§ **Work required**: Starting at the first line of the listing below, repeat each line exactly until the line containing "fig = go.Figure()", which you include. Leave out pictures.

§ **Recorded data**:
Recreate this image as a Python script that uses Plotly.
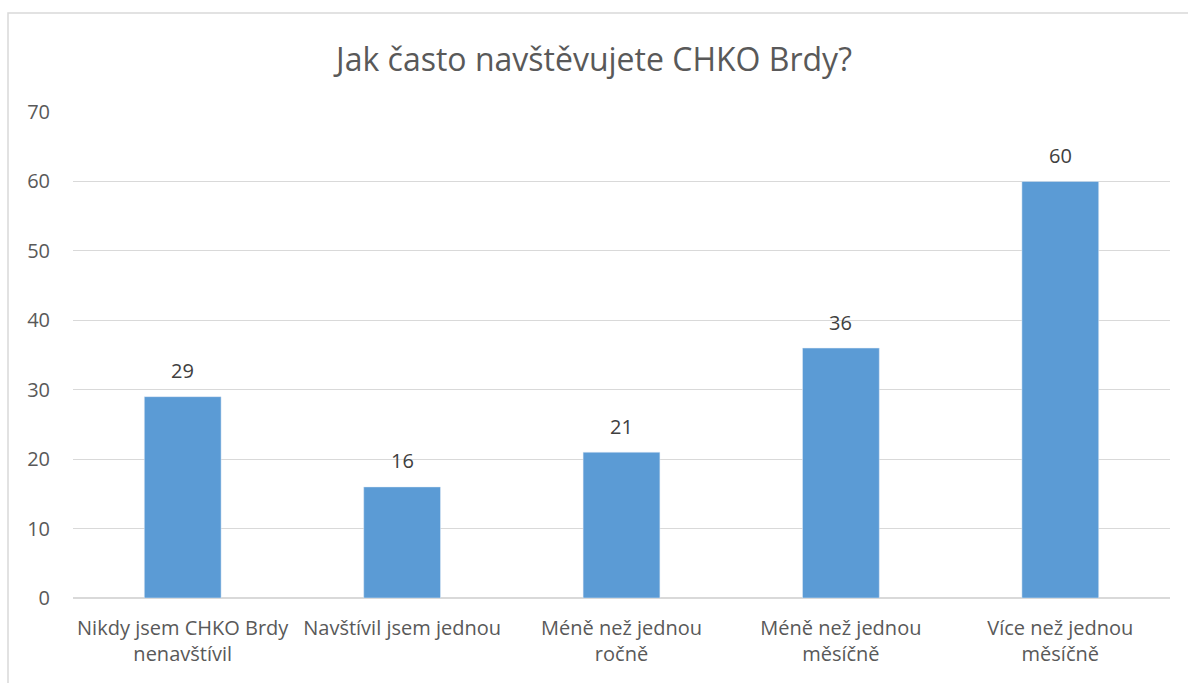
import plotly.graph_objects as go

categories = [
    "Nikdy jsem CHKO Brdy<br>nenavštívil",
    "Navštívil jsem jednou",
    "Méně než jednou<br>ročně",
    "Méně než jednou<br>měsíčně",
    "Více než jednou<br>měsíčně",
]
values = [29, 16, 21, 36, 60]
y_ticks = [0, 10, 20, 30, 40, 50, 60, 70]

FONT = "Open Sans, Noto Sans, sans-serif"

fig = go.Figure()

fig.add_trace(
    go.Bar(
        x=categories,
        y=values,
        marker_color="#5b9bd5",
        width=0.35,
    )
)

# value labels above bars
for cat, val in zip(categories, values):
    fig.add_annotation(
        x=cat,
        y=val,
        text=str(val),
        showarrow=False,
        yanchor="middle",
        yshift=26,
        font=dict(size=20, color="#404040", family=FONT),
    )

fig.update_layout(
    title=dict(
        text="Jak často navštěvujete CHKO Brdy?",
        x=0.5,
        xanchor="center",
        y=1 - 60 / 683,
        yanchor="middle",
        font=dict(size=32, color="#595959", family=FONT),
    ),
    width=1188,
    height=683,
    margin=dict(l=73, r=18, t=112, b=85),
    plot_bgcolor="white",
    paper_bgcolor="white",
    showlegend=False,
    font=dict(family=FONT, color="#595959"),
)

fig.update_yaxes(
    range=[0, 70],
    tickvals=y_ticks,
    showgrid=True,
    gridcolor="#d9d9d9",
    gridwidth=1,
    zeroline=True,
    zerolinecolor="#d9d9d9",
    zerolinewidth=1.5,
    showline=False,
    tickfont=dict(size=20, color="#595959"),
    ticklabelstandoff=22,
)

fig.update_xaxes(
    showgrid=False,
    showline=False,
    tickfont=dict(size=20, color="#595959"),
    ticklabelstandoff=16,
)

# chart border
fig.add_shape(
    type="rect",
    xref="paper",
    yref="paper",
    x0=(8 - 73) / 1097,
    x1=(1195 - 73) / 1097,
    y0=(598 - 690) / 486,
    y1=(598 - 13) / 486,
    line=dict(color="#d9d9d9", width=1.5),
    fillcolor="rgba(0,0,0,0)",
    layer="below",
)

fig.write_html(
    "out.html",
    config={"displayModeBar": False},
    post_script="document.body.style.margin='0';",
)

§ **The answer**:
Recreate this image as a Python script that uses Plotly.
import plotly.graph_objects as go

categories = [
    "Nikdy jsem CHKO Brdy<br>nenavštívil",
    "Navštívil jsem jednou",
    "Méně než jednou<br>ročně",
    "Méně než jednou<br>měsíčně",
    "Více než jednou<br>měsíčně",
]
values = [29, 16, 21, 36, 60]
y_ticks = [0, 10, 20, 30, 40, 50, 60, 70]

FONT = "Open Sans, Noto Sans, sans-serif"

fig = go.Figure()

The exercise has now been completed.